■ Objective ■
Could you write out every record below exactly, leaving out any pictures?

■ Excerpted data ■
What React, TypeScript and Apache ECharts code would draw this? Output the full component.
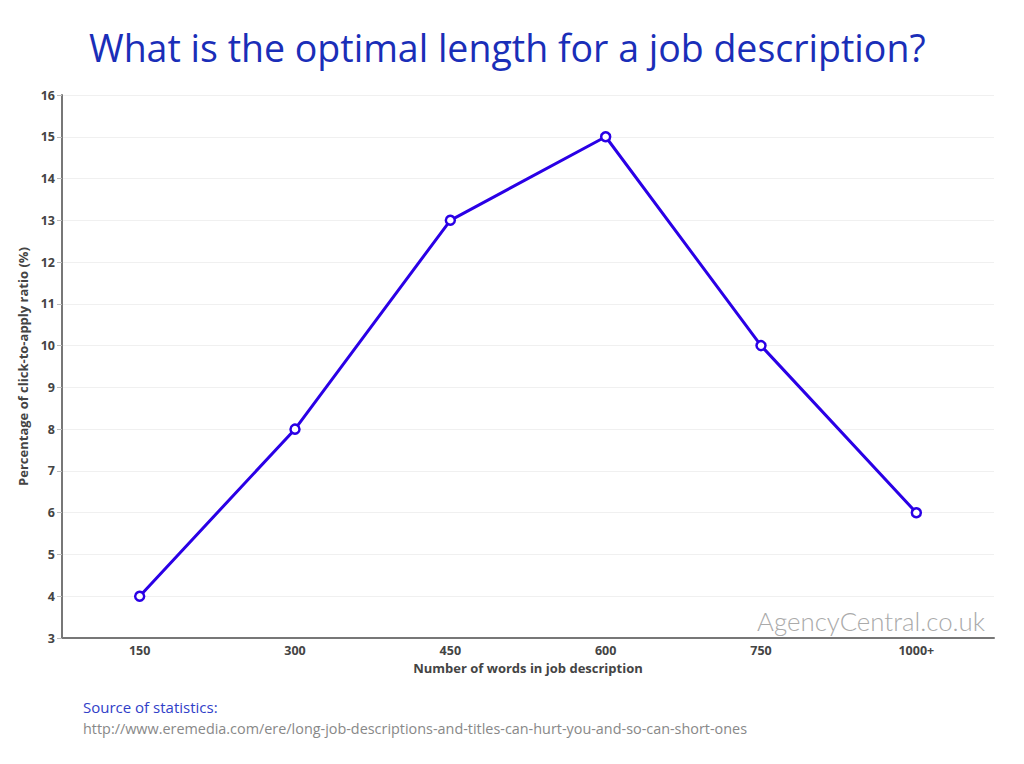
import React, { useEffect, useRef } from "react";
import * as echarts from "echarts";

const categories = ["150", "300", "450", "600", "750", "1000+"];
const ratioValues = [4, 8, 13, 15, 10, 6];
const titleText = "What is the optimal length for a job description?";
const xAxisName = "Number of words in job description";
const yAxisName = "Percentage of click-to-apply ratio (%)";
const watermark = "AgencyCentral.co.uk";
const sourceLabel = "Source of statistics:";
const sourceUrl = "http://www.eremedia.com/ere/long-job-descriptions-and-titles-can-hurt-you-and-so-can-short-ones";

const FONT = "'Open Sans', 'Noto Sans', sans-serif";

export default function App() {
  const ref = useRef<HTMLDivElement>(null);
  useEffect(() => {
    if (!ref.current) return;
    const chart = echarts.init(ref.current, undefined, { renderer: "svg" });
    chart.setOption({
      animation: false,
      backgroundColor: "#ffffff",
      textStyle: { fontFamily: FONT },
      title: {
        text: titleText,
        left: 84,
        top: 23,
        textStyle: { fontFamily: FONT, fontSize: 37.5, fontWeight: "normal", color: "#1a2eb8" },
      },
      grid: { left: 62, right: 30, top: 95, bottom: 126 },
      xAxis: {
        type: "category",
        data: categories,
        boundaryGap: true,
        name: xAxisName,
        nameLocation: "middle",
        nameGap: 16,
        nameTextStyle: { fontFamily: FONT, fontSize: 13, fontWeight: "bold", color: "#444" },
        axisLine: { lineStyle: { color: "#777", width: 2 } },
        axisTick: { alignWithLabel: true, length: 5, lineStyle: { color: "#bbb" } },
        axisLabel: { margin: 6, fontFamily: FONT, fontSize: 12.5, fontWeight: "bold", color: "#444" },
        splitLine: { show: false },
      },
      yAxis: {
        type: "value",
        min: 3,
        max: 16,
        interval: 1,
        name: yAxisName,
        nameLocation: "middle",
        nameGap: 25,
        nameTextStyle: { fontFamily: FONT, fontSize: 13, fontWeight: "bold", color: "#444" },
        axisLine: { show: true, lineStyle: { color: "#777", width: 2 } },
        axisTick: { show: true, length: 5, lineStyle: { color: "#bbb" } },
        axisLabel: { margin: 7, fontFamily: FONT, fontSize: 12.5, fontWeight: "bold", color: "#444" },
        splitLine: { show: true, lineStyle: { color: "#f0f0f0", width: 1 } },
      },
      series: [
        {
          type: "line",
          data: ratioValues,
          symbol: "circle",
          symbolSize: 9,
          lineStyle: { color: "#2a00e6", width: 3 },
          itemStyle: { color: "#ffffff", borderColor: "#2a00e6", borderWidth: 2.5 },
        },
      ],
      graphic: [
        {
          type: "text",
          right: 39,
          top: 608,
          style: { text: watermark, fontFamily: "Lato, sans-serif", fontSize: 25.8, fontWeight: 300, fill: "#aaaaaa" },
        },
        {
          type: "text",
          left: 83,
          top: 699,
          style: { text: sourceLabel, fontFamily: FONT, fontSize: 15, fill: "#3040c8" },
        },
        {
          type: "text",
          left: 83,
          top: 721,
          style: { text: sourceUrl, fontFamily: FONT, fontSize: 14.4, fill: "#888888" },
        },
      ],
    });
    return () => chart.dispose();
  }, []);
  return (
    <div
      ref={ref}
      style={{ position: "fixed", left: 0, top: 0, width: 1024, height: 764 }}
    />
  );
}
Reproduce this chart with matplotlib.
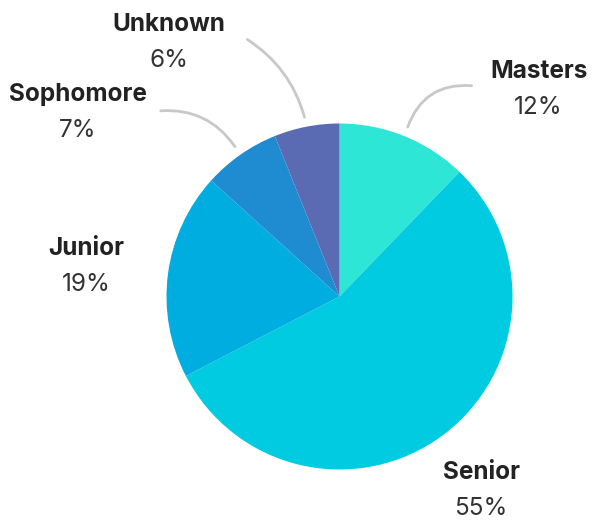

■ The completed task ■
What React, TypeScript and Apache ECharts code would draw this? Output the full component.
import React, { useEffect, useRef } from "react";
import * as echarts from "echarts";

const categories = ["150", "300", "450", "600", "750", "1000+"];
const ratioValues = [4, 8, 13, 15, 10, 6];
const titleText = "What is the optimal length for a job description?";
const xAxisName = "Number of words in job description";
const yAxisName = "Percentage of click-to-apply ratio (%)";
const watermark = "AgencyCentral.co.uk";
const sourceLabel = "Source of statistics:";
const sourceUrl = "http://www.eremedia.com/ere/long-job-descriptions-and-titles-can-hurt-you-and-so-can-short-ones";

const FONT = "'Open Sans', 'Noto Sans', sans-serif";

export default function App() {
  const ref = useRef<HTMLDivElement>(null);
  useEffect(() => {
    if (!ref.current) return;
    const chart = echarts.init(ref.current, undefined, { renderer: "svg" });
    chart.setOption({
      animation: false,
      backgroundColor: "#ffffff",
      textStyle: { fontFamily: FONT },
      title: {
        text: titleText,
        left: 84,
        top: 23,
        textStyle: { fontFamily: FONT, fontSize: 37.5, fontWeight: "normal", color: "#1a2eb8" },
      },
      grid: { left: 62, right: 30, top: 95, bottom: 126 },
      xAxis: {
        type: "category",
        data: categories,
        boundaryGap: true,
        name: xAxisName,
        nameLocation: "middle",
        nameGap: 16,
        nameTextStyle: { fontFamily: FONT, fontSize: 13, fontWeight: "bold", color: "#444" },
        axisLine: { lineStyle: { color: "#777", width: 2 } },
        axisTick: { alignWithLabel: true, length: 5, lineStyle: { color: "#bbb" } },
        axisLabel: { margin: 6, fontFamily: FONT, fontSize: 12.5, fontWeight: "bold", color: "#444" },
        splitLine: { show: false },
      },
      yAxis: {
        type: "value",
        min: 3,
        max: 16,
        interval: 1,
        name: yAxisName,
        nameLocation: "middle",
        nameGap: 25,
        nameTextStyle: { fontFamily: FONT, fontSize: 13, fontWeight: "bold", color: "#444" },
        axisLine: { show: true, lineStyle: { color: "#777", width: 2 } },
        axisTick: { show: true, length: 5, lineStyle: { color: "#bbb" } },
        axisLabel: { margin: 7, fontFamily: FONT, fontSize: 12.5, fontWeight: "bold", color: "#444" },
        splitLine: { show: true, lineStyle: { color: "#f0f0f0", width: 1 } },
      },
      series: [
        {
          type: "line",
          data: ratioValues,
          symbol: "circle",
          symbolSize: 9,
          lineStyle: { color: "#2a00e6", width: 3 },
          itemStyle: { color: "#ffffff", borderColor: "#2a00e6", borderWidth: 2.5 },
        },
      ],
      graphic: [
        {
          type: "text",
          right: 39,
          top: 608,
          style: { text: watermark, fontFamily: "Lato, sans-serif", fontSize: 25.8, fontWeight: 300, fill: "#aaaaaa" },
        },
        {
          type: "text",
          left: 83,
          top: 699,
          style: { text: sourceLabel, fontFamily: FONT, fontSize: 15, fill: "#3040c8" },
        },
        {
          type: "text",
          left: 83,
          top: 721,
          style: { text: sourceUrl, fontFamily: FONT, fontSize: 14.4, fill: "#888888" },
        },
      ],
    });
    return () => chart.dispose();
  }, []);
  return (
    <div
      ref={ref}
      style={{ position: "fixed", left: 0, top: 0, width: 1024, height: 764 }}
    />
  );
}
Reproduce this chart with matplotlib.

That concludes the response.